## start

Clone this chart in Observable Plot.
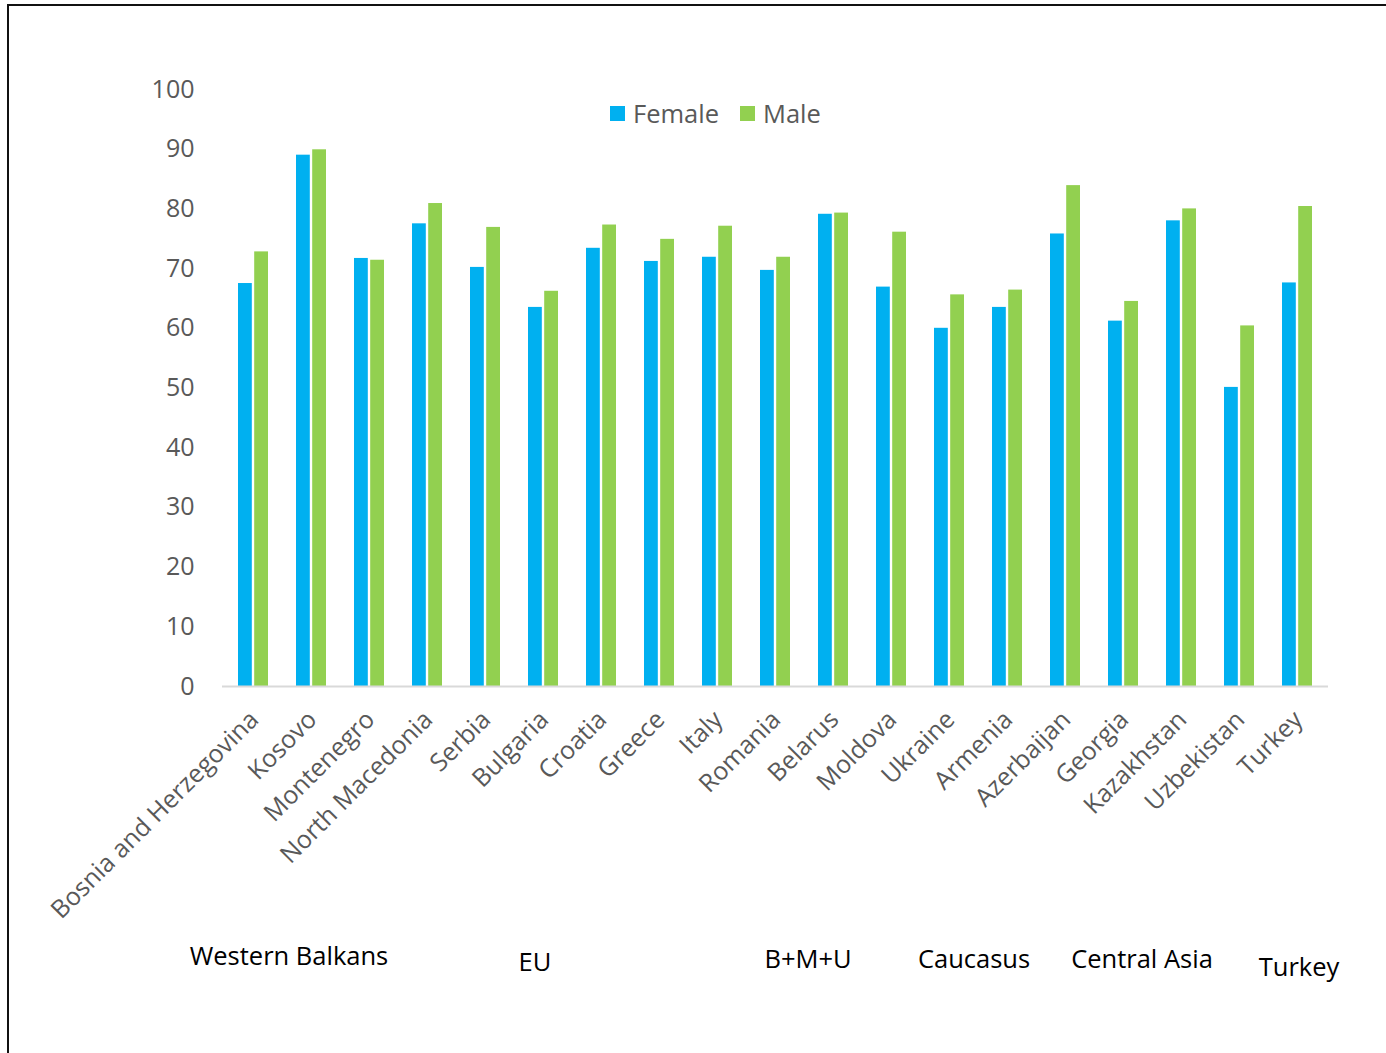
<!DOCTYPE html>
<html><head><meta charset="utf-8">
<script src="https://cdn.jsdelivr.net/npm/d3@7"></script>
<script src="https://cdn.jsdelivr.net/npm/@observablehq/plot@0.6"></script>
<style>
body{margin:0;background:#fff;font-family:"Open Sans",sans-serif;}
#wrap{position:relative;width:1386px;height:1053px;overflow:hidden;background:#fff;}
#frame{position:absolute;left:7px;top:4px;width:1420px;height:1100px;border:2px solid #111;box-sizing:border-box;pointer-events:none;}
#chart{position:absolute;left:0;top:0;}
.legend{position:absolute;left:610px;top:96px;display:flex;align-items:center;font-size:25.5px;color:#595959;}
.legend .sw{width:15px;height:15px;display:inline-block;margin-right:8px;}
.legend .item{display:flex;align-items:center;margin-right:21px;}
.grp{position:absolute;font-size:25.5px;color:#000;white-space:nowrap;transform:translate(-50%,-50%);}
</style></head>
<body>
<div id="wrap">
  <div id="chart"></div>
  <div class="legend" id="legend"></div>
  <div id="groups"></div>
  <div id="frame"></div>
</div>
<script>
const countries = ["Bosnia and Herzegovina","Kosovo","Montenegro","North Macedonia","Serbia","Bulgaria","Croatia","Greece","Italy","Romania","Belarus","Moldova","Ukraine","Armenia","Azerbaijan","Georgia","Kazakhstan","Uzbekistan","Turkey"];
const female = [67.5,89.0,71.7,77.5,70.2,63.5,73.4,71.2,71.9,69.7,79.1,66.9,60.0,63.5,75.8,61.2,78.0,50.1,67.6];
const male   = [72.8,89.9,71.4,80.9,76.9,66.2,77.3,74.9,77.1,71.9,79.3,76.1,65.6,66.4,83.9,64.5,80.0,60.4,80.4];
const series = ["Female","Male"];
const colors = ["#00B0F0","#92D050"];
const yTicks = [0,10,20,30,40,50,60,70,80,90,100];
const groups = ["Western Balkans","EU","B+M+U","Caucasus","Central Asia","Turkey"];
// layout (pixel positions of the group captions)
const groupPos = [[289,955],[535,961],[808,958],[974,958],[1142,958],[1299,966]];

const rows = countries.map((c,i)=>({country:c, female:female[i], male:male[i]}));

const chart = Plot.plot({
  width:1386, height:1053,
  marginLeft:222, marginRight:58, marginTop:89, marginBottom:367,
  style:{fontFamily:"'Open Sans',sans-serif", fontSize:"25px", color:"#595959", background:"transparent", overflow:"visible"},
  x:{domain:countries, paddingInner:0.485, paddingOuter:0.2425},
  y:{domain:[0,100]},
  marks:[
    Plot.barY(rows,{x:"country", y:"female", fill:colors[0], insetRight:16.2}),
    Plot.barY(rows,{x:"country", y:"male", fill:colors[1], insetLeft:16.2}),
    Plot.ruleY([0],{stroke:"#d9d9d9", strokeWidth:2}),
    Plot.axisY({ticks:yTicks, tickSize:0, tickPadding:28, label:null, fontSize:25, fill:"#595959"}),
    Plot.axisX({tickRotate:-45, tickSize:0, tickPadding:29, dx:1, label:null, fontSize:25, fill:"#595959"})
  ]
});
document.getElementById("chart").appendChild(chart);

const leg = document.getElementById("legend");
series.forEach((s,i)=>{
  const it = document.createElement("div"); it.className="item";
  it.innerHTML = `<span class="sw" style="background:${colors[i]}"></span>${s}`;
  leg.appendChild(it);
});
const g = document.getElementById("groups");
groups.forEach((t,i)=>{
  const d = document.createElement("div"); d.className="grp";
  d.style.left = groupPos[i][0]+"px"; d.style.top = groupPos[i][1]+"px";
  d.textContent = t; g.appendChild(d);
});
</script>
</body></html>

## end

▸ **Given request**
Retype the listing exactly. Pictures do not belong in the copy.

▸ **Task solution**
Clone this chart in Observable Plot.
<!DOCTYPE html>
<html><head><meta charset="utf-8">
<script src="https://cdn.jsdelivr.net/npm/d3@7"></script>
<script src="https://cdn.jsdelivr.net/npm/@observablehq/plot@0.6"></script>
<style>
body{margin:0;background:#fff;font-family:"Open Sans",sans-serif;}
#wrap{position:relative;width:1386px;height:1053px;overflow:hidden;background:#fff;}
#frame{position:absolute;left:7px;top:4px;width:1420px;height:1100px;border:2px solid #111;box-sizing:border-box;pointer-events:none;}
#chart{position:absolute;left:0;top:0;}
.legend{position:absolute;left:610px;top:96px;display:flex;align-items:center;font-size:25.5px;color:#595959;}
.legend .sw{width:15px;height:15px;display:inline-block;margin-right:8px;}
.legend .item{display:flex;align-items:center;margin-right:21px;}
.grp{position:absolute;font-size:25.5px;color:#000;white-space:nowrap;transform:translate(-50%,-50%);}
</style></head>
<body>
<div id="wrap">
  <div id="chart"></div>
  <div class="legend" id="legend"></div>
  <div id="groups"></div>
  <div id="frame"></div>
</div>
<script>
const countries = ["Bosnia and Herzegovina","Kosovo","Montenegro","North Macedonia","Serbia","Bulgaria","Croatia","Greece","Italy","Romania","Belarus","Moldova","Ukraine","Armenia","Azerbaijan","Georgia","Kazakhstan","Uzbekistan","Turkey"];
const female = [67.5,89.0,71.7,77.5,70.2,63.5,73.4,71.2,71.9,69.7,79.1,66.9,60.0,63.5,75.8,61.2,78.0,50.1,67.6];
const male   = [72.8,89.9,71.4,80.9,76.9,66.2,77.3,74.9,77.1,71.9,79.3,76.1,65.6,66.4,83.9,64.5,80.0,60.4,80.4];
const series = ["Female","Male"];
const colors = ["#00B0F0","#92D050"];
const yTicks = [0,10,20,30,40,50,60,70,80,90,100];
const groups = ["Western Balkans","EU","B+M+U","Caucasus","Central Asia","Turkey"];
// layout (pixel positions of the group captions)
const groupPos = [[289,955],[535,961],[808,958],[974,958],[1142,958],[1299,966]];

const rows = countries.map((c,i)=>({country:c, female:female[i], male:male[i]}));

const chart = Plot.plot({
  width:1386, height:1053,
  marginLeft:222, marginRight:58, marginTop:89, marginBottom:367,
  style:{fontFamily:"'Open Sans',sans-serif", fontSize:"25px", color:"#595959", background:"transparent", overflow:"visible"},
  x:{domain:countries, paddingInner:0.485, paddingOuter:0.2425},
  y:{domain:[0,100]},
  marks:[
    Plot.barY(rows,{x:"country", y:"female", fill:colors[0], insetRight:16.2}),
    Plot.barY(rows,{x:"country", y:"male", fill:colors[1], insetLeft:16.2}),
    Plot.ruleY([0],{stroke:"#d9d9d9", strokeWidth:2}),
    Plot.axisY({ticks:yTicks, tickSize:0, tickPadding:28, label:null, fontSize:25, fill:"#595959"}),
    Plot.axisX({tickRotate:-45, tickSize:0, tickPadding:29, dx:1, label:null, fontSize:25, fill:"#595959"})
  ]
});
document.getElementById("chart").appendChild(chart);

const leg = document.getElementById("legend");
series.forEach((s,i)=>{
  const it = document.createElement("div"); it.className="item";
  it.innerHTML = `<span class="sw" style="background:${colors[i]}"></span>${s}`;
  leg.appendChild(it);
});
const g = document.getElementById("groups");
groups.forEach((t,i)=>{
  const d = document.createElement("div"); d.className="grp";
  d.style.left = groupPos[i][0]+"px"; d.style.top = groupPos[i][1]+"px";
  d.textContent = t; g.appendChild(d);
});
</script>
</body></html>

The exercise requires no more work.